Debts written off in Company Voluntary Arrangements are not subject to tax. Under s144 Finance Act 1994 any debts that are written off as a result of a properly agreed company voluntary arrangement are not subject to taxation. This was by s74 ICTA 1988 (to effectively allow relief for debits on the release of debts where the creditor released it as part of a statutory insolvency arrangement, as defined) and s94 (to prevent a credit being taxed where the release was part of a statutory insolvency arrangement).

The relevant statutory provisions for the release of debts under a statutory insolvency arrangement will depend upon whether the debt is deemed to have been a part of a loan relationship.

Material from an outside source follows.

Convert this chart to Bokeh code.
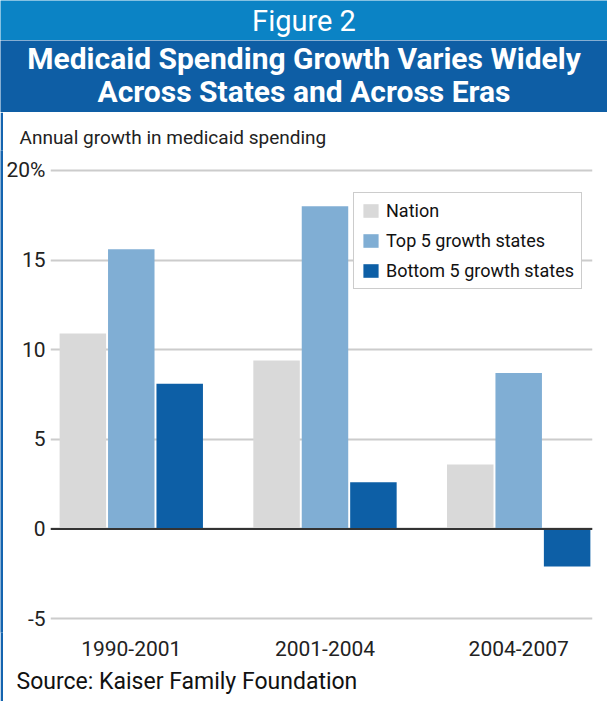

The definition of statutory insolvency arrangement is in s1319 CTA 2009, which applies for the purposes of the Act. These include CVAs

This exemption also applies to a Scheme of Arrangement under Part 26 of the Companies Act 2006

Thus, the debt representing the written off 70p in the example above would become reserve revenue.

For further details see this extract from The Finance Act 1994 below

144 Debts released in voluntary arrangement: relief from tax

(1) In the Taxes Act 1988, in section 74 (general rules as to deductions not allowable), for paragraph (j) (debts not allowable except in certain circumstances) there shall be substituted

(j) any debts except

(i) a bad debt proved to be such;

(ii) a debt or part of a debt released by the creditor wholly and exclusively for the purposes of his trade, profession or vocation as part of a relevant arrangement or compromise; and

(iii) a doubtful debt to the extent estimated to be bad, meaning, in the case of the bankruptcy or insolvency of the debtor, the debt except to the extent that any amount may reasonably be expected to be received on the debt;.

(2) The provisions of that section shall become subsection (1) of that section and after that subsection there shall be inserted

(2) In paragraph (j) of subsection (1) above relevant arrangement or compromise means

(a) a voluntary arrangement which has taken effect under or by virtue of the [1986 c. 45.] Insolvency Act 1986 or the [S.I. 1989/2405 (N.I. 19).] Insolvency (Northern Ireland) Order 1989; or

(b) a compromise or arrangement which has taken effect under section 425 of the [1985 c. 6.] Companies Act 1985 or Article 418 of the [S.I. 1986/1032 (N.I. 6).] Companies (Northern Ireland) Order 1986.

(3) In the Taxes Act 1988

(a) in section 94 (debts deducted and subsequently released) after the word released where it first occurs, and

(b) in section 103(4)(b) (debts deducted before, but released after, discontinuance of trade, etc.) after the word released,

there shall be inserted otherwise than as part of a relevant arrangement or compromise.

(4) The provisions of section 94 of the Taxes Act 1988 shall become subsection (1) of that section and after that subsection there shall be inserted

(2) In subsection (1) above relevant arrangement or compromise has the same meaning as in section 74.

(5) After section 103(4) of the Taxes Act 1988 there shall be inserted

(4A) In subsection (4)(b) above relevant arrangement or compromise has the same meaning as in section 74.

(6) Subsection (1) above shall have effect, for the purposes of determining (in computing the amount of profits or gains to be charged under Case I or Case II of Schedule D) whether any sum should be deducted in respect of any debt, in relation to debts

(a) proved to be bad,

(b) released as part of

(i) a voluntary arrangement which has taken effect under or by virtue of the [1986 c. 45.] Insolvency Act 1986 or the [S.I. 1989/2405 (N.I. 19).] Insolvency (Northern Ireland) Order 1989, or,

(ii) a compromise or arrangement which has taken effect under section 425 of the [1985 c. 6.] Companies Act 1985 or Article 418 of the [S.I. 1986/1032 (N.I. 6).] Companies (Northern Ireland) Order 1986, and

(c) estimated to be bad,

if the proof, release or estimation occurs on or after 30th November 1993.